Sunday, January 25, 2015

Common Ancestry and Relatedness


Most of you reading this blog post must be wondering why I titled my blog this way. I decided that the discussion of common ancestry and relatedness is a commonly misused concept; people often refer to relatedness as a characteristic that occurs just because two species have many similar physical characteristics, or refer to our own most recent common ancestor as the chimpanzees. People constantly refer to some organisms as more advanced than others just because they have more genes in their genome or more appendages that connect their legs, or in the instance of argument that humans are more complex than other animals, we are apparently more complex just because we can solve complicated math problems, write poetry, and play music. This is not the case, and quite frankly, now understanding this concept much better, this irks me every time, and I think it is critical that people understand the errors in these statements so as to see the true pattern of evolution and relatedness between all species - that we are all interconnected in so many ways.

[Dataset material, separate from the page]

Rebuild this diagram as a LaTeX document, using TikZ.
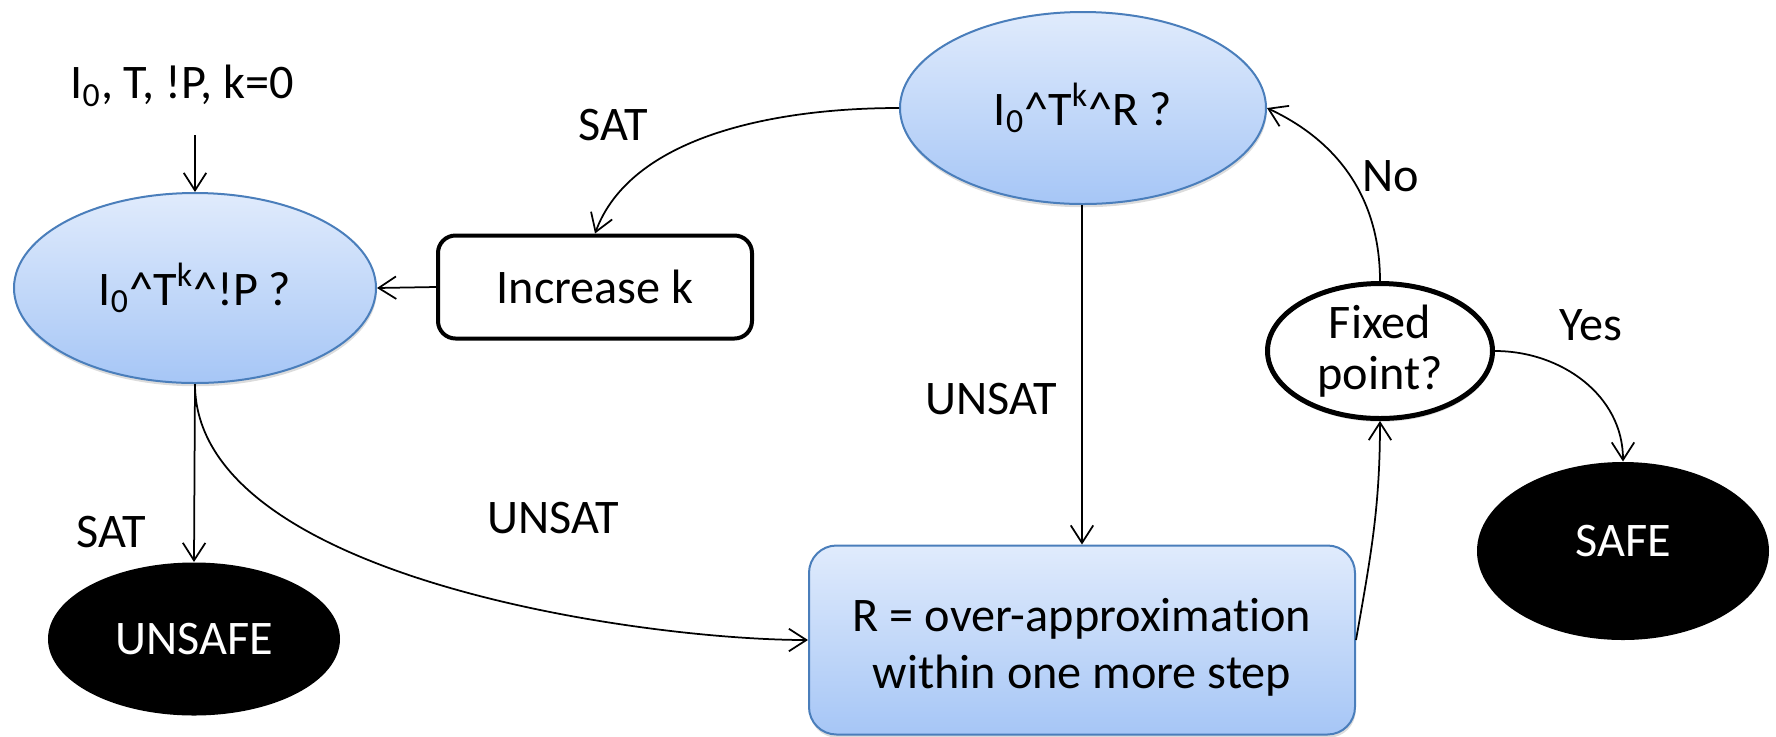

Common ancestry, unlike common belief and the belief of systematists in the early 1700’s, is determined not by the most physiological similarities between species, but by the most recent common ancestor shared by the two species. This could be analogous to a family pedigree: you would not say that you are more closely related to your cousin than to your brother just because both of you have blue eyes, whereas your brother has brown eyes. Instead you would intuitively say that you are more closely related to your brother because both of you share a more recent common ancestor (your parents) than you and your cousin (your grandparents). The same idea applies when determining the relatedness between two species. In the above image, species A and B are more closely related than A and C because A and B share a more recent common ancestor than A and C. A and B share a common ancestor at 3, whereas A and C share a common ancestor at 1, which is much more ancient than the ancestor at 3.
Thus, this model allows us to see that only common ancestry can explain why similar structures in distantly related species occur. Similar structures appear because all species share a common ancestor, and during gene mixing and recombination, some of the genes are transferred to the new population of the species (off topic, but a reason why I do not support genetically choosing favorable traits in a child: it disturbs natural selection and gene recombination), and over time, the traits change along the branches of the tree, and accumulate changes. Hopefully this cleared up the common misconception of relatedness and allowed you to see just how different evolution really is, and how all species are actually interconnected to one another. Once I understood this, my view on the species around me changed drastically! I hope the same happened for all of you as well.